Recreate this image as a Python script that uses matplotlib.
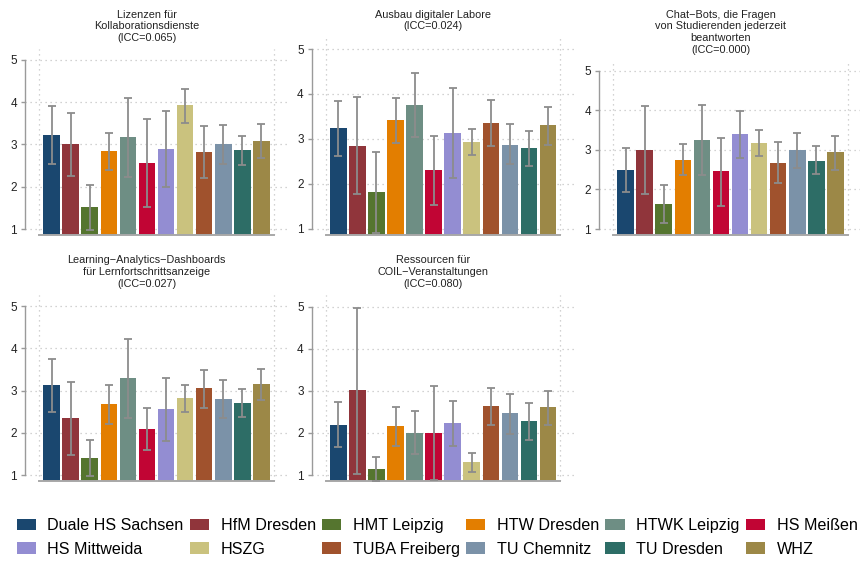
import numpy as np
import matplotlib
matplotlib.use("Agg")
import matplotlib.pyplot as plt
from matplotlib.patches import Patch

plt.rcParams['font.family'] = ['Liberation Sans', 'DejaVu Sans']

institutions = ["Duale HS Sachsen", "HfM Dresden", "HMT Leipzig", "HTW Dresden",
                "HTWK Leipzig", "HS Meißen", "HS Mittweida", "HSZG",
                "TUBA Freiberg", "TU Chemnitz", "TU Dresden", "WHZ"]
colors = ["#1a476f", "#90353b", "#55752f", "#e37e00", "#6e8e84", "#c10534",
          "#938dd2", "#cac27e", "#a0522d", "#7b92a8", "#2d6d66", "#9c8847"]

titles = [
    "Lizenzen für\nKollaborationsdienste\n(ICC=0.065)",
    "Ausbau digitaler Labore\n(ICC=0.024)",
    "Chat\u2212Bots, die Fragen\nvon Studierenden jederzeit\nbeantworten\n(ICC=0.000)",
    "Learning\u2212Analytics\u2212Dashboards\nfür Lernfortschrittsanzeige\n(ICC=0.027)",
    "Ressourcen für\nCOIL\u2212Veranstaltungen\n(ICC=0.080)",
]

means_lizenzen = [3.23, 3.01, 1.51, 2.85, 3.18, 2.56, 2.89, 3.93, 2.83, 3.01, 2.86, 3.08]
lo_lizenzen    = [2.55, 2.26, 0.98, 2.40, 2.23, 1.52, 1.99, 3.52, 2.21, 2.54, 2.51, 2.67]
hi_lizenzen    = [3.90, 3.75, 2.03, 3.27, 4.11, 3.61, 3.79, 4.32, 3.44, 3.46, 3.21, 3.48]

means_labore = [3.24, 2.85, 1.81, 3.41, 3.75, 2.30, 3.13, 2.93, 3.36, 2.87, 2.79, 3.30]
lo_labore    = [2.62, 1.78, 0.90, 2.91, 3.04, 1.53, 2.12, 2.63, 2.85, 2.43, 2.40, 2.87]
hi_labore    = [3.84, 3.94, 2.71, 3.90, 4.47, 3.07, 4.13, 3.22, 3.87, 3.33, 3.18, 3.70]

means_chatbots = [2.50, 2.99, 1.63, 2.74, 3.24, 2.46, 3.39, 3.18, 2.68, 2.99, 2.73, 2.94]
lo_chatbots    = [1.94, 1.88, 1.15, 2.36, 2.36, 1.59, 2.79, 2.85, 2.15, 2.55, 2.38, 2.50]
hi_chatbots    = [3.05, 4.11, 2.12, 3.15, 4.14, 3.31, 3.99, 3.51, 3.21, 3.43, 3.10, 3.35]

means_dashboards = [3.13, 2.34, 1.40, 2.68, 3.29, 2.09, 2.56, 2.82, 3.06, 2.80, 2.71, 3.15]
lo_dashboards    = [2.49, 1.47, 0.98, 2.21, 2.34, 1.60, 1.81, 2.49, 2.60, 2.34, 2.37, 2.79]
hi_dashboards    = [3.76, 3.21, 1.84, 3.13, 4.22, 2.58, 3.30, 3.14, 3.48, 3.26, 3.05, 3.52]

means_coil = [2.20, 3.01, 1.14, 2.16, 2.01, 2.01, 2.23, 1.30, 2.63, 2.47, 2.28, 2.61]
lo_coil    = [1.67, 1.03, 0.86, 1.70, 1.49, 0.89, 1.68, 1.06, 2.20, 1.97, 1.82, 2.19]
hi_coil    = [2.73, 4.98, 1.43, 2.62, 2.51, 3.12, 2.77, 1.52, 3.07, 2.93, 2.70, 3.00]

yticks = [1, 2, 3, 4, 5]

panels = [
    (titles[0], means_lizenzen, lo_lizenzen, hi_lizenzen),
    (titles[1], means_labore, lo_labore, hi_labore),
    (titles[2], means_chatbots, lo_chatbots, hi_chatbots),
    (titles[3], means_dashboards, lo_dashboards, hi_dashboards),
    (titles[4], means_coil, lo_coil, hi_coil),
]

W, H = 860, 561
fig = plt.figure(figsize=(W / 100, H / 100), dpi=100)

# layout in pixels: (spine x, y-of-5, y-of-1, title top)
layout = [
    (25.0, 60.0, 229.0, 9.5),
    (311.7, 49.0, 228.7, 9.5),
    (599.0, 70.7, 229.0, 9.5),
    (25.0, 306.3, 475.0, 255.0),
    (311.7, 306.7, 475.0, 255.0),
]

YLO, YHI = 0.86, 5.27
XLO, XHI = -1.40, 12.40
AX_W = 263.0
grey = "#9a9a9a"

for (title, m, lo, hi), (sx, p5, p1, tt) in zip(panels, layout):
    m = np.array(m); lo = np.array(lo); hi = np.array(hi)
    u = (p1 - p5) / 4.0
    bot_px = p1 + (1 - YLO) * u
    top_px = p5 - (YHI - 5) * u
    ax = fig.add_axes([sx / W, 1 - bot_px / H, AX_W / W, (bot_px - top_px) / H])
    x = np.arange(len(m))
    ax.set_xlim(XLO, XHI)
    ax.set_ylim(YLO, YHI)
    for yv in yticks:
        ax.axhline(yv, color="#c4c4c4", lw=0.9, ls=(0, (1, 3)), zorder=0)
    for xv in (-0.65, 11.65):
        ax.axvline(xv, color="#c4c4c4", lw=0.9, ls=(0, (1, 3)), zorder=0)
    ax.bar(x, m - YLO, bottom=YLO, width=0.875, color=colors, edgecolor="none", zorder=2)
    ax.errorbar(x, m, yerr=[m - lo, hi - m], fmt="none", ecolor="#8c8c8c",
                elinewidth=1.3, capsize=2.8, capthick=1.3, zorder=3)
    for s in ("top", "right"):
        ax.spines[s].set_visible(False)
    ax.spines["left"].set_bounds(1, 5)
    ax.spines["left"].set_color(grey)
    ax.spines["left"].set_linewidth(1.0)
    ax.spines["bottom"].set_bounds(-0.65, 11.65)
    ax.spines["bottom"].set_color("#a8a8a8")
    ax.spines["bottom"].set_linewidth(1.4)
    ax.set_yticks(yticks)
    ax.set_yticklabels([str(t) for t in yticks])
    ax.tick_params(axis="y", length=3.2, width=1.0, color=grey, pad=2.5,
                   labelsize=8.5, labelcolor="#222222")
    ax.set_xticks([])
    ax.patch.set_alpha(0)
    cx = (sx - 20 + sx + AX_W) / 2.0
    fig.text(cx / W, 1 - tt / H, title, ha="center", va="top", fontsize=7.8,
             linespacing=1.22, color="#222222")

handles = [Patch(facecolor=c, edgecolor="none") for c in colors]
order = []
for c in range(6):
    order += [c, c + 6]
fig.legend([handles[i] for i in order], [institutions[i] for i in order],
           ncol=6, loc="center", bbox_to_anchor=(437 / W, 1 - 537.5 / H),
           frameon=False, fontsize=11.6, handlelength=1.2, handleheight=0.75,
           handletextpad=0.7, columnspacing=0.4, labelspacing=0.55,
           borderaxespad=0, borderpad=0)

fig.savefig("out.png", dpi=100)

========================

## [Task instructions]
Only the lines from the top of the data through the line with "plt.rcParams['font.family'] = ['Liberation" should be quoted, exactly and with both ends kept; skip the pictures.

## [Finished task]
Recreate this image as a Python script that uses matplotlib.
import numpy as np
import matplotlib
matplotlib.use("Agg")
import matplotlib.pyplot as plt
from matplotlib.patches import Patch

plt.rcParams['font.family'] = ['Liberation Sans', 'DejaVu Sans']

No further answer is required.